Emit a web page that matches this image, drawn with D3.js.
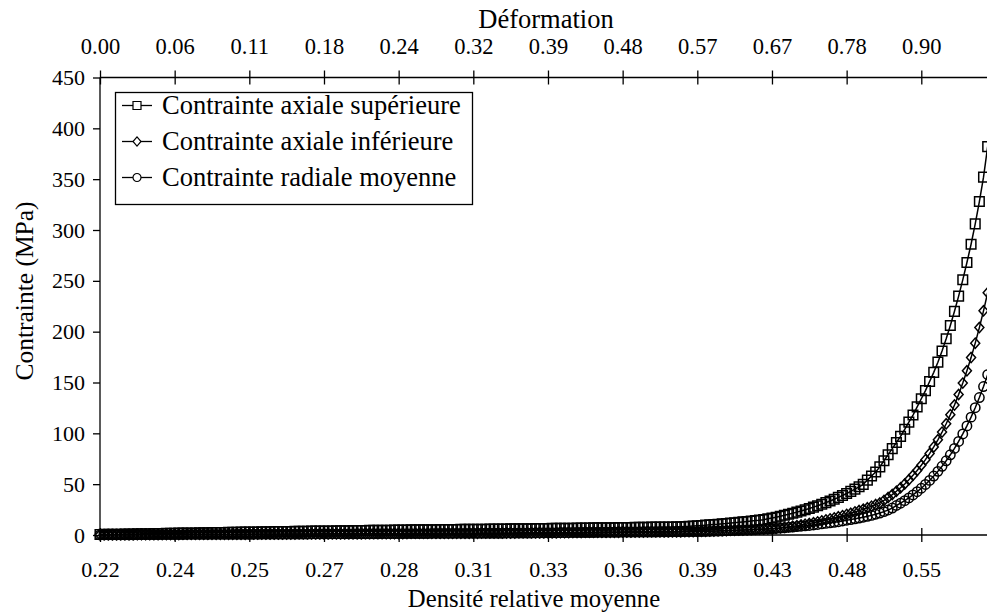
<!DOCTYPE html>
<html><head><meta charset="utf-8">
<script src="https://cdn.jsdelivr.net/npm/d3@7"></script>
<style>
body{margin:0;background:#fff}
</style>
</head><body>
<svg id="chart" width="987" height="616"></svg>
<script>
// ---------------- DATA ----------------
const densityLabels = ["0.22","0.24","0.25","0.27","0.28","0.31","0.33","0.36","0.39","0.43","0.48","0.55"];
const strainLabels  = ["0.00","0.06","0.11","0.18","0.24","0.32","0.39","0.48","0.57","0.67","0.78","0.90"];
const seriesNames = ["Contrainte axiale supérieure","Contrainte axiale inférieure","Contrainte radiale moyenne"];
const yTicks = [0,50,100,150,200,250,300,350,400,450];

const axialSup = [
0.5,0.6,0.6,0.7,0.8,0.8,0.9,1.0,1.0,1.1,1.2,1.2,1.3,1.4,1.4,1.5,1.6,1.6,1.7,1.8,1.8,1.9,2.0,2.0,2.1,
2.2,2.2,2.3,2.4,2.4,2.5,2.6,2.6,2.7,2.8,2.8,2.9,3.0,3.0,3.1,3.2,3.2,3.3,3.4,3.4,3.5,3.5,3.6,3.6,3.7,
3.7,3.8,3.8,3.9,3.9,4.0,4.0,4.1,4.1,4.2,4.2,4.3,4.3,4.4,4.4,4.5,4.5,4.6,4.6,4.7,4.7,4.8,4.8,4.9,4.9,
5.0,5.0,5.1,5.1,5.2,5.2,5.2,5.3,5.3,5.4,5.4,5.4,5.5,5.5,5.6,5.6,5.6,5.7,5.7,5.8,5.8,5.8,5.9,5.9,6.0,
6.0,6.1,6.1,6.2,6.2,6.3,6.3,6.4,6.4,6.5,6.5,6.6,6.6,6.7,6.7,6.8,6.8,6.9,6.9,7.0,
7.0,7.1,7.1,7.2,7.2,7.3,7.3,7.4,7.4,7.5,7.5,7.6,7.6,7.7,7.7,7.8,7.8,7.9,7.9,8.0,
8.1,8.3,8.5,8.8,9.1,9.4,9.7,10.0,10.3,10.6,11.0,11.3,11.7,12.1,12.5,12.9,13.3,13.7,14.2,14.6,
15.1,15.9,16.7,17.5,18.4,19.4,20.4,21.4,22.5,23.6,24.8,26.1,27.4,28.8,30.3,31.8,33.5,35.2,37.0,38.9,40.8,42.9,45.1,47.4,49.8,
54,58,62,67,73,79,85,91,97,104,111,118,126,134,142,151,160,170,181,193,206,220,235,251,268,286,306,328,352,382
];
const axialInf = [
0.2,0.2,0.2,0.3,0.3,0.3,0.3,0.3,0.3,0.4,0.4,0.4,0.4,0.4,0.5,0.5,0.5,0.5,0.5,0.5,0.6,0.6,0.6,0.6,0.6,
0.7,0.7,0.7,0.7,0.7,0.7,0.8,0.8,0.8,0.8,0.8,0.8,0.9,0.9,0.9,0.9,0.9,1.0,1.0,1.0,1.0,1.0,1.0,1.1,1.1,
1.1,1.1,1.1,1.2,1.2,1.2,1.2,1.2,1.2,1.3,1.3,1.3,1.3,1.3,1.4,1.4,1.4,1.4,1.4,1.4,1.5,1.5,1.5,1.5,1.5,
1.6,1.6,1.6,1.6,1.6,1.6,1.7,1.7,1.7,1.7,1.7,1.7,1.8,1.8,1.8,1.8,1.8,1.9,1.9,1.9,1.9,1.9,1.9,2.0,2.0,
2.0,2.1,2.1,2.1,2.1,2.2,2.2,2.2,2.3,2.3,2.3,2.4,2.4,2.4,2.5,2.5,2.5,2.6,2.6,2.6,
2.7,2.7,2.7,2.8,2.8,2.8,2.9,2.9,2.9,3.0,3.0,3.0,3.1,3.1,3.1,3.2,3.2,3.2,3.3,3.3,
3.3,3.4,3.4,3.4,3.5,
3.6,3.7,3.9,4.0,4.1,4.3,4.4,4.6,4.7,4.9,5.0,5.2,5.4,5.6,5.8,6.0,6.2,6.4,6.6,
7.0,7.5,8.0,8.6,9.2,9.9,10.6,11.3,12.1,12.9,13.8,14.8,15.8,16.8,17.9,19.0,20.2,21.4,22.7,24.0,25.4,26.8,28.3,29.9,
31.5,34.0,36.8,39.8,43.0,46.5,50.2,54.3,58.7,63.4,68.6,74.1,80.1,86.6,93.6,101.2,109.4,118.3,127.8,138.2,149.4,161.5,174.5,188.7,204.0,220.5,238.3
];
const radialMoy = [
0.1,0.1,0.1,0.2,0.2,0.2,0.2,0.2,0.2,0.3,0.3,0.3,0.3,0.3,0.3,0.4,0.4,0.4,0.4,0.4,0.4,0.5,0.5,0.5,0.5,
0.5,0.5,0.6,0.6,0.6,0.6,0.6,0.6,0.7,0.7,0.7,0.7,0.7,0.7,0.8,0.8,0.8,0.8,0.8,0.8,0.9,0.9,0.9,0.9,0.9,
0.9,1.0,1.0,1.0,1.0,1.0,1.1,1.1,1.1,1.1,1.1,1.1,1.2,1.2,1.2,1.2,1.2,1.2,1.3,1.3,1.3,1.3,1.3,1.3,1.4,
1.4,1.4,1.4,1.4,1.4,1.5,1.5,1.5,1.5,1.5,1.5,1.6,1.6,1.6,1.6,1.6,1.6,1.7,1.7,1.7,1.7,1.7,1.7,1.8,1.8,
1.8,1.9,1.9,1.9,1.9,2.0,2.0,2.0,2.1,2.1,2.1,2.2,2.2,2.2,2.3,2.3,2.3,2.4,2.4,2.4,
2.5,2.5,2.5,2.6,2.6,2.6,2.7,2.7,2.7,2.8,2.8,2.8,2.9,2.9,2.9,3.0,3.0,3.0,3.1,3.1,
3.1,3.2,3.2,3.2,3.3,
3.4,3.5,3.6,3.8,3.9,4.0,4.2,4.3,4.5,4.6,4.8,4.9,5.1,5.3,5.5,5.7,5.9,6.1,6.4,
6.8,7.1,7.5,7.8,8.2,8.6,9.0,9.4,9.9,10.4,10.9,11.4,11.9,12.5,13.1,13.8,14.5,
15.2,15.9,16.7,17.5,18.4,19.3,20.4,21.6,23.0,24.6,26.5,
29.0,31.3,33.8,36.5,39.4,42.6,46.0,49.7,53.7,58.0,62.6,67.6,73.0,78.9,85.2,92.0,99.4,107.3,115.9,125.2,135.2,146.0,157.7
];

// ---------------- LAYOUT ----------------
const FONT = "'Liberation Serif', 'Times New Roman', Times, serif";
const svg = d3.select("#chart").attr("font-family", FONT);
const tickStep = 18;              // one labelled tick every 18 points
const N = axialSup.length;
const x = d3.scaleLinear().domain([0, N - 1]).range([100, 100 + (N - 1) * (821.3 / 198)]);
const y = d3.scaleLinear().domain([0, 450]).range([535, 77.5]);
const tickIdx = densityLabels.map((d, i) => i * tickStep);

svg.append("defs").append("clipPath").attr("id","pc")
  .append("rect").attr("x",90).attr("y",60).attr("width",897).attr("height",490);

const g = svg.append("g");
function styleText(sel, size){ sel.style("font-family", FONT).style("font-size", size).attr("fill","#000"); }

// y axis
const yAxis = g.append("g").attr("transform","translate(100,0)")
  .call(d3.axisLeft(y).tickValues(yTicks).tickSize(7).tickPadding(8).tickFormat(d3.format("d")));
styleText(yAxis.selectAll("text"), "22px");

// bottom axis (crossing ticks)
const bAxis = g.append("g").attr("transform","translate(0,535)")
  .call(d3.axisBottom(x).tickValues(tickIdx).tickSize(7).tickFormat((d,i)=>densityLabels[i]));
bAxis.selectAll(".tick line").attr("y1",-7).attr("y2",7);
bAxis.selectAll(".tick text").attr("y",42).attr("dy",0);
styleText(bAxis.selectAll("text"), "22px");

// top axis (crossing ticks)
const tAxis = g.append("g").attr("transform","translate(0,77.5)")
  .call(d3.axisTop(x).tickValues(tickIdx).tickSize(7).tickFormat((d,i)=>strainLabels[i]));
tAxis.selectAll(".tick line").attr("y1",-7).attr("y2",7);
tAxis.selectAll(".tick text").attr("y",-24).attr("dy",0);
styleText(tAxis.selectAll("text"), "22.5px");

[yAxis,bAxis,tAxis].forEach(a=>{
  a.attr("font-family", FONT);
  a.selectAll(".domain").attr("stroke","#000").attr("stroke-width",1.3);
  a.selectAll(".tick line").attr("stroke","#000").attr("stroke-width",1.3);
});
yAxis.select(".domain").attr("d","M0,77.5V535");
bAxis.select(".domain").attr("d","M100,0H987");
tAxis.select(".domain").attr("d","M100,0H987");

// titles
styleText(svg.append("text").attr("x",546).attr("y",28).attr("text-anchor","middle").text("Déformation"), "26.5px");
styleText(svg.append("text").attr("x",534).attr("y",607).attr("text-anchor","middle").text("Densité relative moyenne"), "24.7px");
styleText(svg.append("text").attr("transform","translate(33,291) rotate(-90)").attr("text-anchor","middle").text("Contrainte (MPa)"), "25.5px");

// ---------------- SERIES ----------------
const line = d3.line().x((d,i)=>x(i)).y(d=>y(d));
const series = [axialSup, axialInf, radialMoy];
const symbols = [
  (s)=>`M${-s},${-s}H${s}V${s}H${-s}Z`,
  (s)=>`M0,${-s-0.6}L${s},0L0,${s+0.6}L${-s},0Z`,
  (s)=>`M${s},0A${s},${s} 0 1,1 ${-s},0A${s},${s} 0 1,1 ${s},0Z`
];
const symSize = [4.8, 4.5, 4.7];
const plot = svg.append("g").attr("clip-path","url(#pc)");
series.forEach((data, k)=>{
  const sg = plot.append("g");
  sg.append("path").attr("d", line(data)).attr("fill","none").attr("stroke","#000").attr("stroke-width",1.5);
  sg.selectAll("path.m").data(data).join("path").attr("class","m")
    .attr("transform",(d,i)=>`translate(${x(i)},${y(d)})`)
    .attr("d", symbols[k](symSize[k]))
    .attr("fill","none").attr("stroke","#000").attr("stroke-width",1.5);
});

// ---------------- LEGEND ----------------
const lg = svg.append("g");
lg.append("rect").attr("x",115.5).attr("y",92.5).attr("width",357).attr("height",112)
  .attr("fill","#fff").attr("stroke","#000").attr("stroke-width",1.3);
seriesNames.forEach((name,k)=>{
  const cy = 105.5 + k*36;
  lg.append("line").attr("x1",122).attr("x2",152).attr("y1",cy).attr("y2",cy)
    .attr("stroke","#000").attr("stroke-width",1.3);
  lg.append("path").attr("transform",`translate(137,${cy})`).attr("d",symbols[k](4))
    .attr("fill","#fff").attr("stroke","#000").attr("stroke-width",1.2);
  styleText(lg.append("text").attr("x",162).attr("y",cy+8.5).text(name), "26.5px");
});
</script>
</body></html>
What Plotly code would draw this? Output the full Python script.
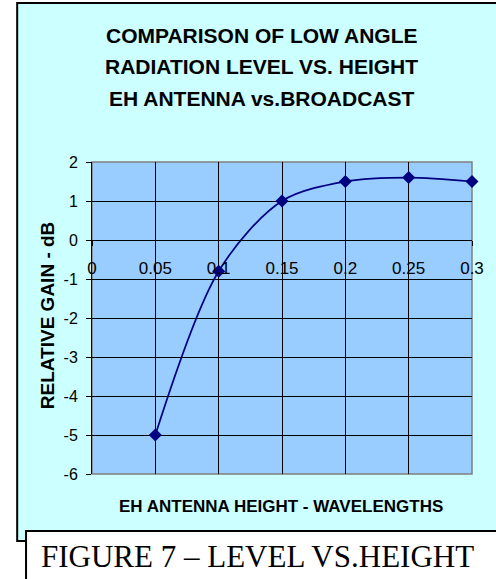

WHAT TO WORK ON
Give the lines again word for word, from the start of the records to the line holding "const yTicks = [0,50,100,150,200,250,300,350,400,450];", both included, and leave out any picture.

RESPONSE TO THIS EXERCISE
Emit a web page that matches this image, drawn with D3.js.
<!DOCTYPE html>
<html><head><meta charset="utf-8">
<script src="https://cdn.jsdelivr.net/npm/d3@7"></script>
<style>
body{margin:0;background:#fff}
</style>
</head><body>
<svg id="chart" width="987" height="616"></svg>
<script>
// ---------------- DATA ----------------
const densityLabels = ["0.22","0.24","0.25","0.27","0.28","0.31","0.33","0.36","0.39","0.43","0.48","0.55"];
const strainLabels  = ["0.00","0.06","0.11","0.18","0.24","0.32","0.39","0.48","0.57","0.67","0.78","0.90"];
const seriesNames = ["Contrainte axiale supérieure","Contrainte axiale inférieure","Contrainte radiale moyenne"];
const yTicks = [0,50,100,150,200,250,300,350,400,450];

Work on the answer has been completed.